◆ **Supplied data**
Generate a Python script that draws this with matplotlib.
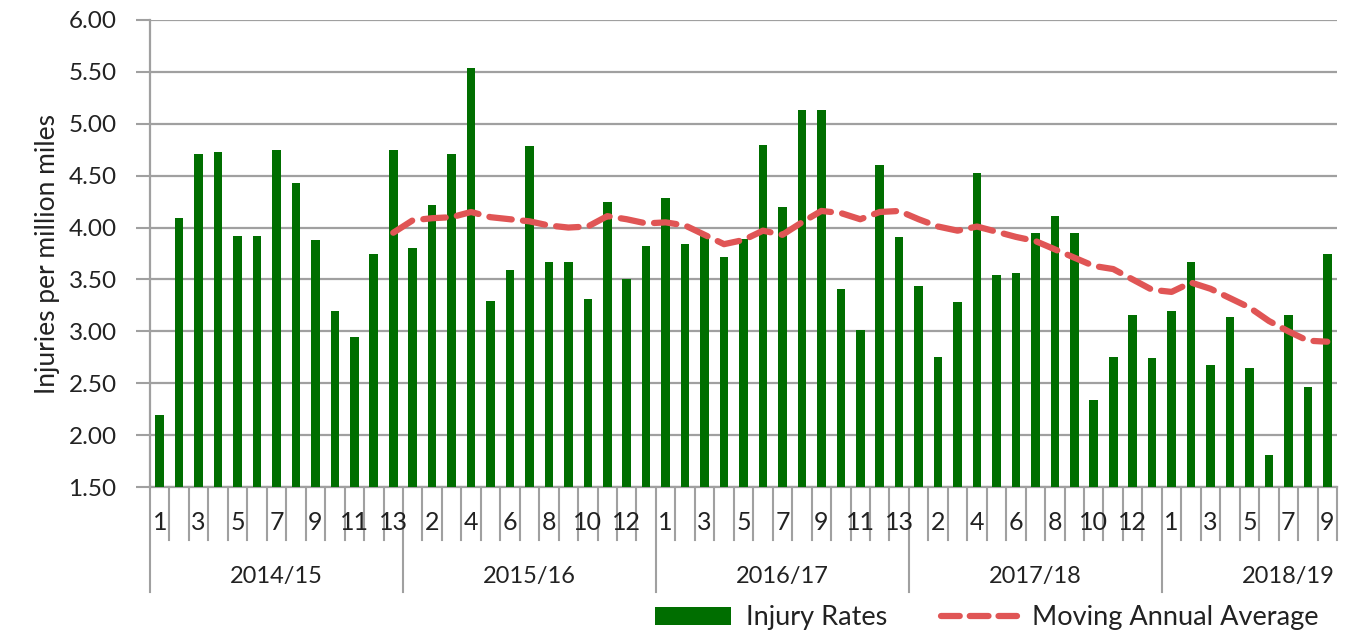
import matplotlib
matplotlib.use("Agg")
import matplotlib.pyplot as plt
import matplotlib.transforms as mtransforms
from matplotlib.patches import Patch
from matplotlib.lines import Line2D
import numpy as np

plt.rcParams['font.family'] = ['Lato', 'DejaVu Sans']

years = ["2014/15", "2015/16", "2016/17", "2017/18", "2018/19"]
periods_per_year = [13, 13, 13, 13, 9]

injury_rates = [
    # 2014/15
    2.19, 4.09, 4.71, 4.73, 3.92, 3.92, 4.75, 4.43, 3.88, 3.20, 2.95, 3.75, 4.75,
    # 2015/16
    3.80, 4.22, 4.71, 5.54, 3.29, 3.59, 4.79, 3.67, 3.67, 3.31, 4.25, 3.50, 3.82,
    # 2016/17
    4.28, 3.84, 3.94, 3.72, 3.89, 4.80, 4.20, 5.13, 5.13, 3.41, 3.01, 4.60, 3.91,
    # 2017/18
    3.44, 2.75, 3.28, 4.53, 3.54, 3.56, 3.95, 4.11, 3.95, 2.34, 2.75, 3.16, 2.74,
    # 2018/19
    3.20, 3.67, 2.68, 3.14, 2.65, 1.81, 3.16, 2.46, 3.75,
]

# Moving annual average starts at 2014/15 period 13
mov_avg_start = 12
moving_avg = [
    3.95,
    4.07, 4.09, 4.10, 4.15, 4.10, 4.08, 4.06, 4.02, 4.00, 4.01, 4.11, 4.08, 4.04,
    4.05, 4.02, 3.93, 3.84, 3.88, 3.97, 3.93, 4.05, 4.16, 4.14, 4.08, 4.15, 4.16,
    4.08, 4.01, 3.97, 4.01, 3.96, 3.91, 3.87, 3.79, 3.71, 3.63, 3.60, 3.50, 3.40,
    3.38, 3.47, 3.41, 3.32, 3.23, 3.10, 3.00, 2.91, 2.90,
]

yticks = [1.5, 2.0, 2.5, 3.0, 3.5, 4.0, 4.5, 5.0, 5.5, 6.0]

green = '#006e00'
red = '#e05555'
grid_c = '#a0a0a0'
text_c = '#222222'

fig = plt.figure(figsize=(13.64, 6.34), dpi=100)
ax = fig.add_axes([150/1364, 1 - 487/634, (1337-150)/1364, (487-20)/634])

n = len(injury_rates)
x = np.arange(n)
ax.bar(x, [v - 1.5 for v in injury_rates], bottom=1.5, width=0.44, color=green, zorder=3)
ax.plot(np.arange(mov_avg_start, mov_avg_start + len(moving_avg)), moving_avg,
        color=red, lw=4.5, ls=(0, (3.6, 1.8)), dash_capstyle='round', zorder=4)

ax.set_xlim(-0.5, n - 0.5)
ax.set_ylim(1.5, 6.0)
ax.set_yticks(yticks)
ax.set_yticklabels([f"{v:.2f}" for v in yticks], fontsize=17.5, color=text_c)
ax.tick_params(axis='y', length=10, width=1.5, color=grid_c, pad=14)
ax.yaxis.grid(True, color=grid_c, lw=1.6, zorder=0)
ax.set_axisbelow(True)
ax.set_xticks([])
for s in ['top', 'right']:
    ax.spines[s].set_visible(False)
for s in ['left', 'bottom']:
    ax.spines[s].set_color(grid_c)
    ax.spines[s].set_linewidth(1.6)

ax.set_ylabel("Injuries per million miles", fontsize=19, color=text_c, labelpad=6)

# Category axis: period labels and group labels
trans = mtransforms.blended_transform_factory(ax.transData, ax.transAxes)
ax_h_px = 487 - 20
def yfrac(px):
    return -(px - 487) / ax_h_px

group_bounds = [-0.5]
for cnt in periods_per_year:
    group_bounds.append(group_bounds[-1] + cnt)

for b in np.arange(-0.5, n, 1.0):
    long = any(abs(b - gb) < 1e-6 for gb in group_bounds[:-1])
    ybot = yfrac(592) if long else yfrac(540)
    ax.plot([b, b], [0, ybot], transform=trans, color=grid_c, lw=1.5, clip_on=False)

idx = 0
for yi, cnt in enumerate(periods_per_year):
    for p in range(1, cnt + 1):
        if idx % 2 == 0:
            ax.text(idx, yfrac(522), str(p), transform=trans, ha='center', va='center',
                    fontsize=18, color=text_c)
        idx += 1
    start = group_bounds[yi]
    center = start + 13 / 2
    ax.text(center, yfrac(577), years[yi], transform=trans, ha='center', va='center',
            fontsize=17, color=text_c)

handles = [Patch(facecolor=green, edgecolor='none'),
           Line2D([0], [0], color=red, lw=4.5, ls=(0, (3.0, 1.6)), dash_capstyle='round')]
fig.legend(handles, ["Injury Rates", "Moving Annual Average"], loc='center',
           bbox_to_anchor=(987/1364, 1 - 618/634), ncol=2, frameon=False, fontsize=19.5,
           handlelength=2.8, handleheight=0.6, columnspacing=2.0, handletextpad=0.55,
           labelcolor=text_c)

fig.savefig("out.png", dpi=100)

◆ **Exercise description**
Restate, line by line and word for word, everything from the top of the material through the line that contains "import numpy as np". Leave pictures out.

◆ **The result**
Generate a Python script that draws this with matplotlib.
import matplotlib
matplotlib.use("Agg")
import matplotlib.pyplot as plt
import matplotlib.transforms as mtransforms
from matplotlib.patches import Patch
from matplotlib.lines import Line2D
import numpy as np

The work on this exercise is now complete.